» **The request**: Look in the material below for the line with "Generate a LaTeX" and the line with "(0,0) rectangle (690,320);", then set down exactly those two lines and all lines between, nothing more.
▬▬▬▬▬▬▬▬▬▬
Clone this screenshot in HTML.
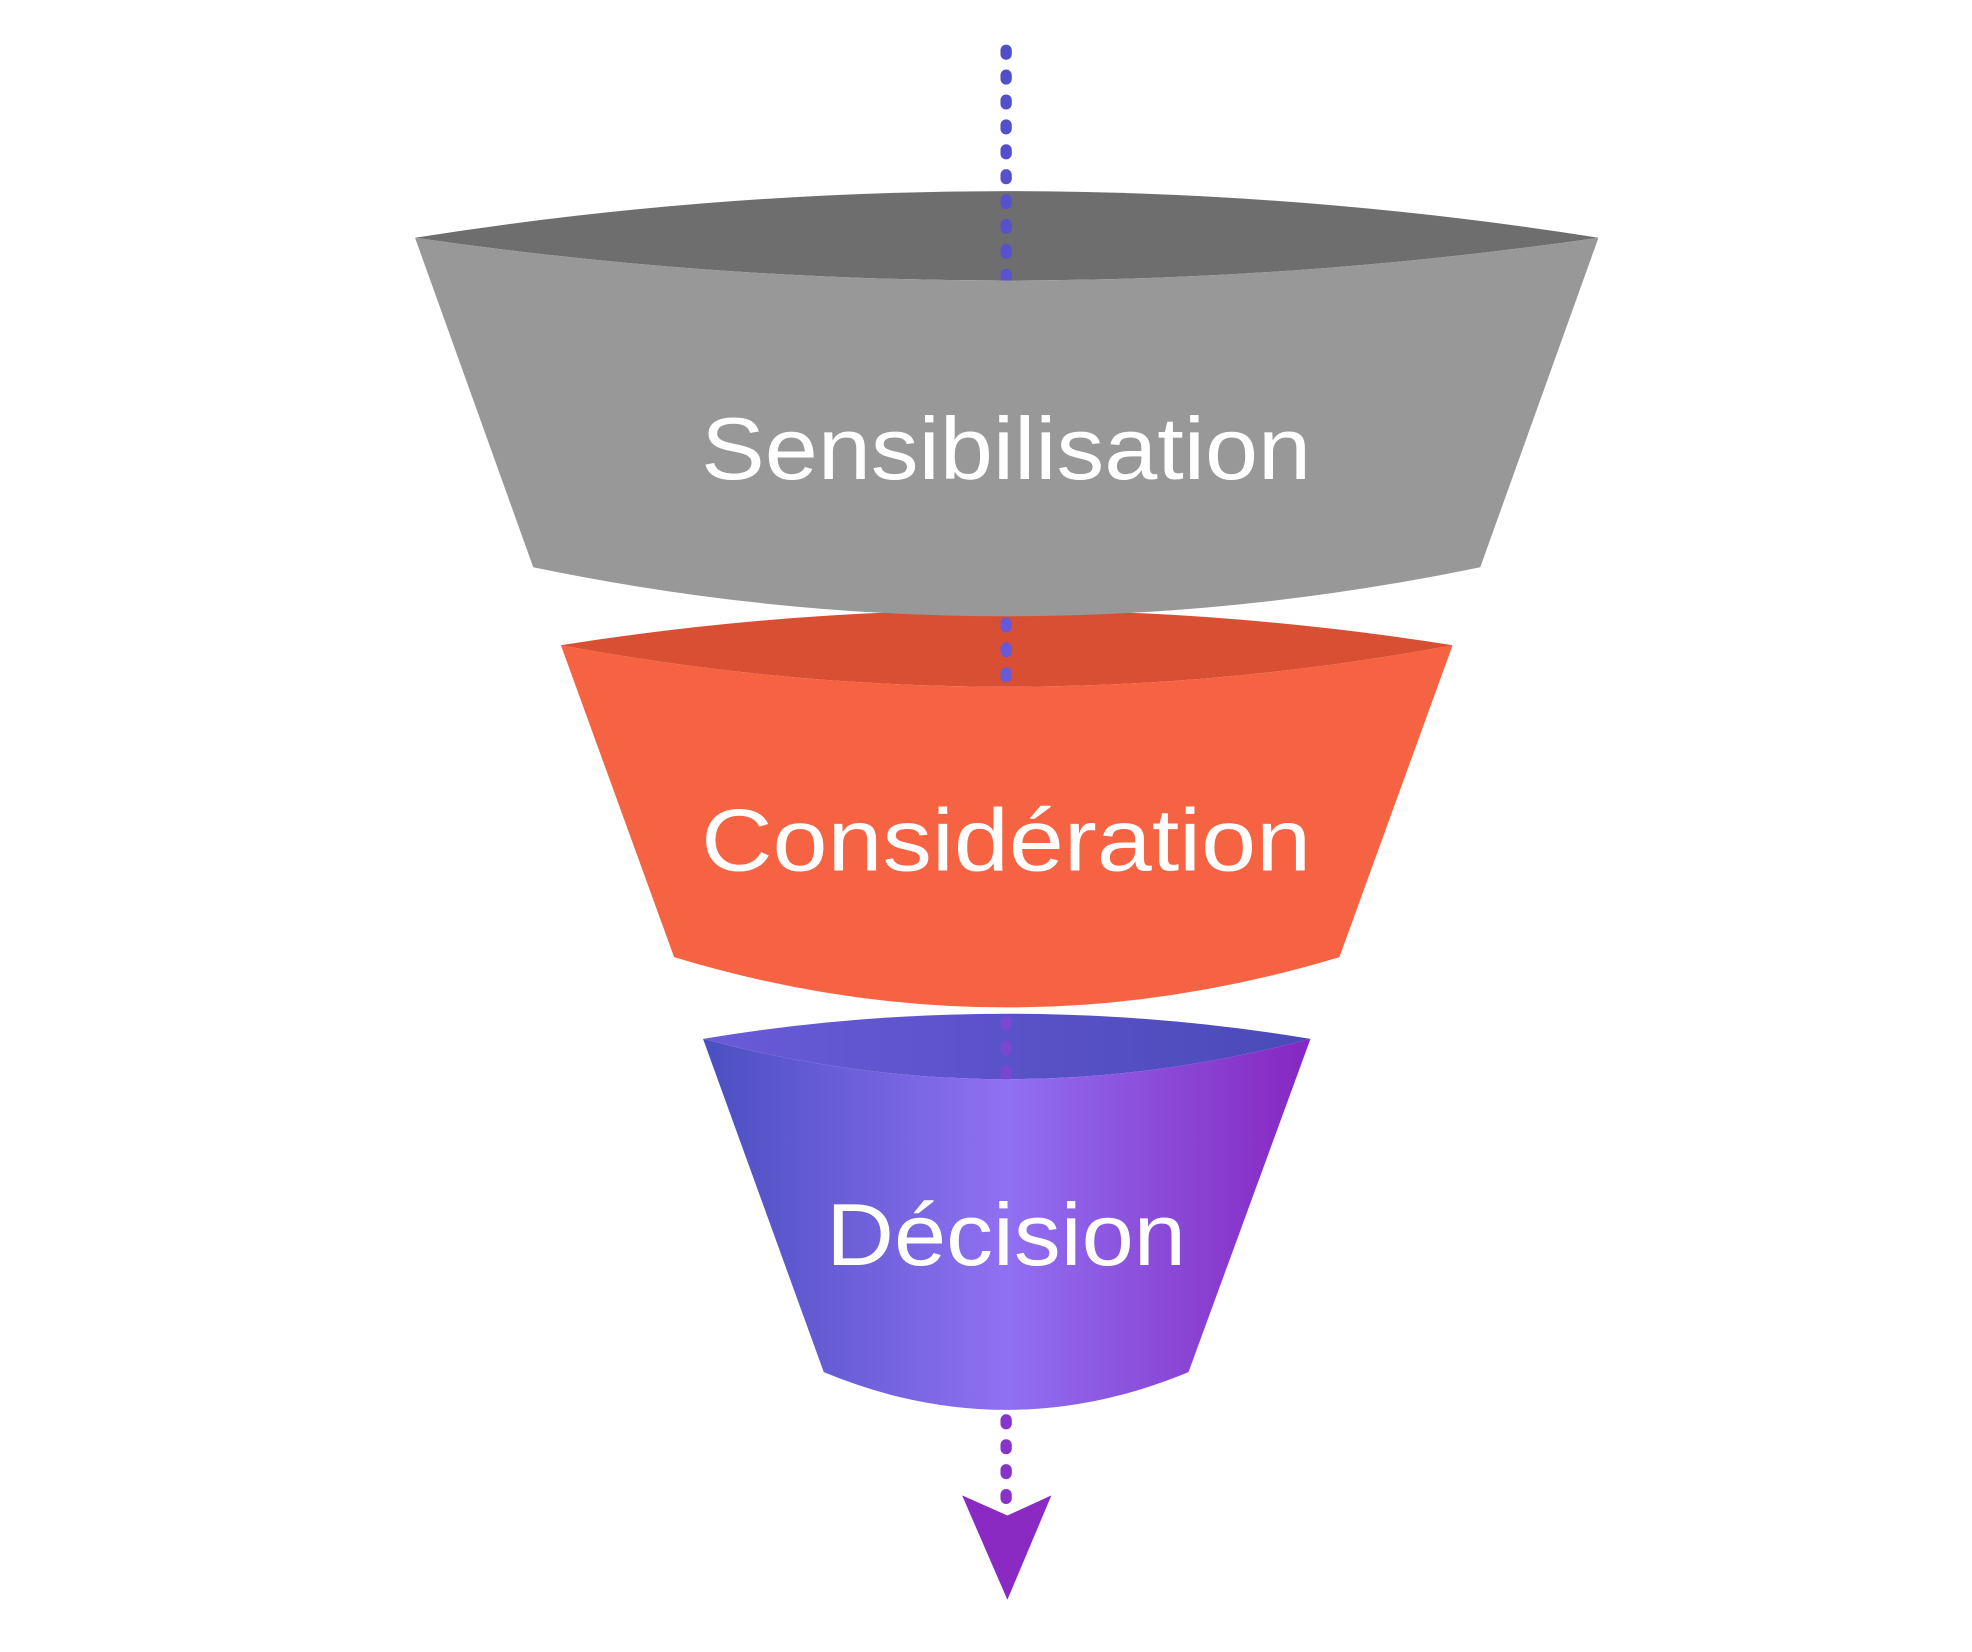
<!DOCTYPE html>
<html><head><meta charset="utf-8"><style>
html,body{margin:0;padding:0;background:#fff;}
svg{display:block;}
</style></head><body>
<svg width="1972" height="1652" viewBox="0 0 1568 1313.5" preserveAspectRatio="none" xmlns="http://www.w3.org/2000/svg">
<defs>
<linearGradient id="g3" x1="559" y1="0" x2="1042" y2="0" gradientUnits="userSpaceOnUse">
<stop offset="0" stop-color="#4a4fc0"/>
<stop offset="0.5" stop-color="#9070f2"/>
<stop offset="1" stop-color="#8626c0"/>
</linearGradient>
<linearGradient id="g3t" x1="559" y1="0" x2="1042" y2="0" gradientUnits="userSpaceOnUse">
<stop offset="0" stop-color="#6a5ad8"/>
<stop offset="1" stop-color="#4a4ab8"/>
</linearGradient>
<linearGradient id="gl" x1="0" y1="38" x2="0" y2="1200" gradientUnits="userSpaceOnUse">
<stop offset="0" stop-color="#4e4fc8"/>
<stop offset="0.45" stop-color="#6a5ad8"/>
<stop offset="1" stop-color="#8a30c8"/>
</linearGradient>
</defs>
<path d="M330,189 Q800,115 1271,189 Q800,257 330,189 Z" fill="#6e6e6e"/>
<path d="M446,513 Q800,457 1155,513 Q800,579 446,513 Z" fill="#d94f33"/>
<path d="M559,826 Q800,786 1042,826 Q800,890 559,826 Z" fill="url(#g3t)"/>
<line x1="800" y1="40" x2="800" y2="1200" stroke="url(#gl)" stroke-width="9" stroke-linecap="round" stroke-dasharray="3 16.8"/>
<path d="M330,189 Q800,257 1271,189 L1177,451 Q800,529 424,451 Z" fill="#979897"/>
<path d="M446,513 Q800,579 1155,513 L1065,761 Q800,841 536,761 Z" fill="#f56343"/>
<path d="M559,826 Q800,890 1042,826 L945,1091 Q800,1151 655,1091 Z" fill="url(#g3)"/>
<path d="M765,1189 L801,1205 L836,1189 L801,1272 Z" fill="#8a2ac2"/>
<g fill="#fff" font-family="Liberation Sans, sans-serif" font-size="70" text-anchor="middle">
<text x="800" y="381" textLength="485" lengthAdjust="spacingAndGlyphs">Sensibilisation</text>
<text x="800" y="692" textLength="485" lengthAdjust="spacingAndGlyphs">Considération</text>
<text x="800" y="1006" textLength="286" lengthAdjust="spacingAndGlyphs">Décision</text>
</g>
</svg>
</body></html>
▬▬▬▬▬▬▬▬▬▬
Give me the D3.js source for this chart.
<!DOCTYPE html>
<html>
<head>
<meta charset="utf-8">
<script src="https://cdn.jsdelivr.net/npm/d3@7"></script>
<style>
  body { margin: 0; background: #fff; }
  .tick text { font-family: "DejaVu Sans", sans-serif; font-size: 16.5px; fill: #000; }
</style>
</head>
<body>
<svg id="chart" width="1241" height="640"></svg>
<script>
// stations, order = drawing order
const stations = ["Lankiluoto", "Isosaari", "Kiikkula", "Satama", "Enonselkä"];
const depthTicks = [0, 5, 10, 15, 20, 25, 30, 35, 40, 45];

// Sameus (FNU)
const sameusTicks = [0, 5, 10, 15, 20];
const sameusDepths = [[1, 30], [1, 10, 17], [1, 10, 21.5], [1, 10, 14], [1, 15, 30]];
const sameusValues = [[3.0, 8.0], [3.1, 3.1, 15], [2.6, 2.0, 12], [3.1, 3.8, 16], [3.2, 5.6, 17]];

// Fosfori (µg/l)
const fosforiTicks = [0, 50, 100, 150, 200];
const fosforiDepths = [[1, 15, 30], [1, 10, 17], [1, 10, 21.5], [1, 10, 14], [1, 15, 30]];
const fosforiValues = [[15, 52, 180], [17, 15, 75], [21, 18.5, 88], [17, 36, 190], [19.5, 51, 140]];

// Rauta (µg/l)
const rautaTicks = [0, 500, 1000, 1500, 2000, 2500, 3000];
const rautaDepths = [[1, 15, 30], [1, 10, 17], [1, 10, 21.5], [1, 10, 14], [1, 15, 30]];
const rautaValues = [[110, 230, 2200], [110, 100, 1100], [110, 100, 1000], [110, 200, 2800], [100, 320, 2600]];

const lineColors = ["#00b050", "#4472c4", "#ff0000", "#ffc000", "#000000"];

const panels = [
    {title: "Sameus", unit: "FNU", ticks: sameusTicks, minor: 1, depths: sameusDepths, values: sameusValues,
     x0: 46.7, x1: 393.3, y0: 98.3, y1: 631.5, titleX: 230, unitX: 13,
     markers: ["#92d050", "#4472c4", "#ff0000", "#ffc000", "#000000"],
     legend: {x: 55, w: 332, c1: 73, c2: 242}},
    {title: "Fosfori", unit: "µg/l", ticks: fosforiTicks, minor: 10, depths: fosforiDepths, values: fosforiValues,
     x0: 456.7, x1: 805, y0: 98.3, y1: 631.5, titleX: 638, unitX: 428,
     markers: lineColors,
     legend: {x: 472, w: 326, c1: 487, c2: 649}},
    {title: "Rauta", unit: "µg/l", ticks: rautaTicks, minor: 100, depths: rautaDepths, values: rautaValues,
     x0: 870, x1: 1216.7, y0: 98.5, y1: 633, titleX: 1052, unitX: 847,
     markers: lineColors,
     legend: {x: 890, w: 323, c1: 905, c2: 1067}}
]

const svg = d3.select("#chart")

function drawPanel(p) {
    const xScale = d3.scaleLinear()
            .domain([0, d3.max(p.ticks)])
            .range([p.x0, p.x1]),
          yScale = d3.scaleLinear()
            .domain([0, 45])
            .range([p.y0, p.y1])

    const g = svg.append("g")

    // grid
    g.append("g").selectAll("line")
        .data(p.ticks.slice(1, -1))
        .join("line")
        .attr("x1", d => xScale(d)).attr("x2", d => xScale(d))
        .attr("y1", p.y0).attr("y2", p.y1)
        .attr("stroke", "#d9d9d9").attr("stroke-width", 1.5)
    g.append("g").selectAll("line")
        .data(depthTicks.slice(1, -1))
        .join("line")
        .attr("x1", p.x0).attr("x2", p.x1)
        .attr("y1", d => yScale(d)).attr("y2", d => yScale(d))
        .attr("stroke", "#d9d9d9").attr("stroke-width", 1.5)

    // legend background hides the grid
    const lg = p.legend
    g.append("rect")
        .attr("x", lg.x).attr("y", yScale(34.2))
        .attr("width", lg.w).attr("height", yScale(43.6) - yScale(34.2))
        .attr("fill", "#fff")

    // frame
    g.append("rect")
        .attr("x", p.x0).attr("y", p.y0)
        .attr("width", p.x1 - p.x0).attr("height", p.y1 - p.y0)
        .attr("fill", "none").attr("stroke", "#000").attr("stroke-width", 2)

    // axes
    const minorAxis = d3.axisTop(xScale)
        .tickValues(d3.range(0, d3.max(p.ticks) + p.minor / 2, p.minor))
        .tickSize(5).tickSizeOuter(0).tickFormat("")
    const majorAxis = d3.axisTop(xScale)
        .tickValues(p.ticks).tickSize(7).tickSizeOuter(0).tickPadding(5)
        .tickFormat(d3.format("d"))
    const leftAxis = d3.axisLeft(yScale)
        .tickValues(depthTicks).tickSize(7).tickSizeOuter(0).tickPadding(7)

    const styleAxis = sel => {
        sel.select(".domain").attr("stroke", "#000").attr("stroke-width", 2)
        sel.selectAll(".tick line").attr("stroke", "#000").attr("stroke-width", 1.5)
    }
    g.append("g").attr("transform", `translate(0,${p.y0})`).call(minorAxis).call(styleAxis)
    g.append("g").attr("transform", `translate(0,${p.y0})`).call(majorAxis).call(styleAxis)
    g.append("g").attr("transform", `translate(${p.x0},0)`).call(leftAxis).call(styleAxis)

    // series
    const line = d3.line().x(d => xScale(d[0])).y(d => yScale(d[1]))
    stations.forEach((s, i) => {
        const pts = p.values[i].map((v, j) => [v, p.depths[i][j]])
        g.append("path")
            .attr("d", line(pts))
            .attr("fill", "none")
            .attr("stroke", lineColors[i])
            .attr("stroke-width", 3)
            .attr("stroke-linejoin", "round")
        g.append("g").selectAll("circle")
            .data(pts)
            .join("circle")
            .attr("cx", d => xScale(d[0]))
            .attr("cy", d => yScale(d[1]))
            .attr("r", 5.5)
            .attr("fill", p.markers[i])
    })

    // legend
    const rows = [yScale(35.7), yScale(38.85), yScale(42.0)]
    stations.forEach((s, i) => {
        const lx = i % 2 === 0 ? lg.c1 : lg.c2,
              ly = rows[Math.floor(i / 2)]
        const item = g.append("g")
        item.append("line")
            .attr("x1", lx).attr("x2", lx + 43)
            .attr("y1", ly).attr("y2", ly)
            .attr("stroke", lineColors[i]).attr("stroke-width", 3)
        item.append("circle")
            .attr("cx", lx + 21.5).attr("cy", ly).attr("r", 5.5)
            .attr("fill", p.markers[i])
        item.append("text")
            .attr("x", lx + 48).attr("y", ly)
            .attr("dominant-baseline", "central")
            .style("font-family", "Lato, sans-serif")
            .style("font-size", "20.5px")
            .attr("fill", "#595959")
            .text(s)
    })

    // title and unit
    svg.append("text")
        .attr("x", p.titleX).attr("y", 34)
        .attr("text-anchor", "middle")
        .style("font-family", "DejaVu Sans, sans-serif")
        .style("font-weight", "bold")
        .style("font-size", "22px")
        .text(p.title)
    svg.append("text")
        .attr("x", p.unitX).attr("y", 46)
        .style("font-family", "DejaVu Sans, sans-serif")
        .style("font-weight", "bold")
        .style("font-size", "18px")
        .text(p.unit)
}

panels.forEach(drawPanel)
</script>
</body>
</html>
▬▬▬▬▬▬▬▬▬▬
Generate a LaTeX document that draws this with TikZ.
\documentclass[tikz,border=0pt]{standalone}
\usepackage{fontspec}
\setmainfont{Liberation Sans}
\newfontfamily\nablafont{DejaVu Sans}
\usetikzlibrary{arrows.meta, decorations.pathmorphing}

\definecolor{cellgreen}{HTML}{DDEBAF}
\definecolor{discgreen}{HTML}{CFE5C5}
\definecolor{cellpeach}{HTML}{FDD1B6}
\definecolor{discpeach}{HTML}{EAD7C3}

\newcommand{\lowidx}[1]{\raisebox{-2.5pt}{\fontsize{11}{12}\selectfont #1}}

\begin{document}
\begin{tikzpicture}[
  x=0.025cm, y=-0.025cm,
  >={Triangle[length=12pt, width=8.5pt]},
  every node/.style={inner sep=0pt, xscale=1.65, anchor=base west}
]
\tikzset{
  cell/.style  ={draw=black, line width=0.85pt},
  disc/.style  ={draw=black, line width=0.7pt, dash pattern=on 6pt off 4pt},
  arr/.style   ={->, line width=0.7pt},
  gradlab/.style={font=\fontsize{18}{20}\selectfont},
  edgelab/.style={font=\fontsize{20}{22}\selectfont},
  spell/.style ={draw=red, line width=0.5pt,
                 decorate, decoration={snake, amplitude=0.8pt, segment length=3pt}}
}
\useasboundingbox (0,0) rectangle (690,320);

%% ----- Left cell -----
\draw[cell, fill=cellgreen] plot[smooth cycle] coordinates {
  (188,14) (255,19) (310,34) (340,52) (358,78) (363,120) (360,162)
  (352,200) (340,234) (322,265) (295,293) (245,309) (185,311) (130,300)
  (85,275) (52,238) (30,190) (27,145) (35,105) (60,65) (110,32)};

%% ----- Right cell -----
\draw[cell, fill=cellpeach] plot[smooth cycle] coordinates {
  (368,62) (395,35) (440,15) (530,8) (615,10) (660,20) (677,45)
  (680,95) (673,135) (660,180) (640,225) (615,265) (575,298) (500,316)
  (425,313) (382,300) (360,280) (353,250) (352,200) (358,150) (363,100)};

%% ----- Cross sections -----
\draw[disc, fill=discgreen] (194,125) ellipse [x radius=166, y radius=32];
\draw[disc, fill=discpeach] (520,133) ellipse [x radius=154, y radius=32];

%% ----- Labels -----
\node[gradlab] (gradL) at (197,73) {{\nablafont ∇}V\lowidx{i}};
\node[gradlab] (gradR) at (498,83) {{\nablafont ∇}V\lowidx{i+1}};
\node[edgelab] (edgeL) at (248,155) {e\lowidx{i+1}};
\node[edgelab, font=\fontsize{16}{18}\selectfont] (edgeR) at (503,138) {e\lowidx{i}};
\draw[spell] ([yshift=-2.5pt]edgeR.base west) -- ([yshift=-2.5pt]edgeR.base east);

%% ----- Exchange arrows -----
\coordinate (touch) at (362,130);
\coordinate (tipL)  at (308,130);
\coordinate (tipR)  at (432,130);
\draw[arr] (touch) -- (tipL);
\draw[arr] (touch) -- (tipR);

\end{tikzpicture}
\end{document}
▬▬▬▬▬▬▬▬▬▬
» **Solution for this task**:
Generate a LaTeX document that draws this with TikZ.
\documentclass[tikz,border=0pt]{standalone}
\usepackage{fontspec}
\setmainfont{Liberation Sans}
\newfontfamily\nablafont{DejaVu Sans}
\usetikzlibrary{arrows.meta, decorations.pathmorphing}

\definecolor{cellgreen}{HTML}{DDEBAF}
\definecolor{discgreen}{HTML}{CFE5C5}
\definecolor{cellpeach}{HTML}{FDD1B6}
\definecolor{discpeach}{HTML}{EAD7C3}

\newcommand{\lowidx}[1]{\raisebox{-2.5pt}{\fontsize{11}{12}\selectfont #1}}

\begin{document}
\begin{tikzpicture}[
  x=0.025cm, y=-0.025cm,
  >={Triangle[length=12pt, width=8.5pt]},
  every node/.style={inner sep=0pt, xscale=1.65, anchor=base west}
]
\tikzset{
  cell/.style  ={draw=black, line width=0.85pt},
  disc/.style  ={draw=black, line width=0.7pt, dash pattern=on 6pt off 4pt},
  arr/.style   ={->, line width=0.7pt},
  gradlab/.style={font=\fontsize{18}{20}\selectfont},
  edgelab/.style={font=\fontsize{20}{22}\selectfont},
  spell/.style ={draw=red, line width=0.5pt,
                 decorate, decoration={snake, amplitude=0.8pt, segment length=3pt}}
}
\useasboundingbox (0,0) rectangle (690,320);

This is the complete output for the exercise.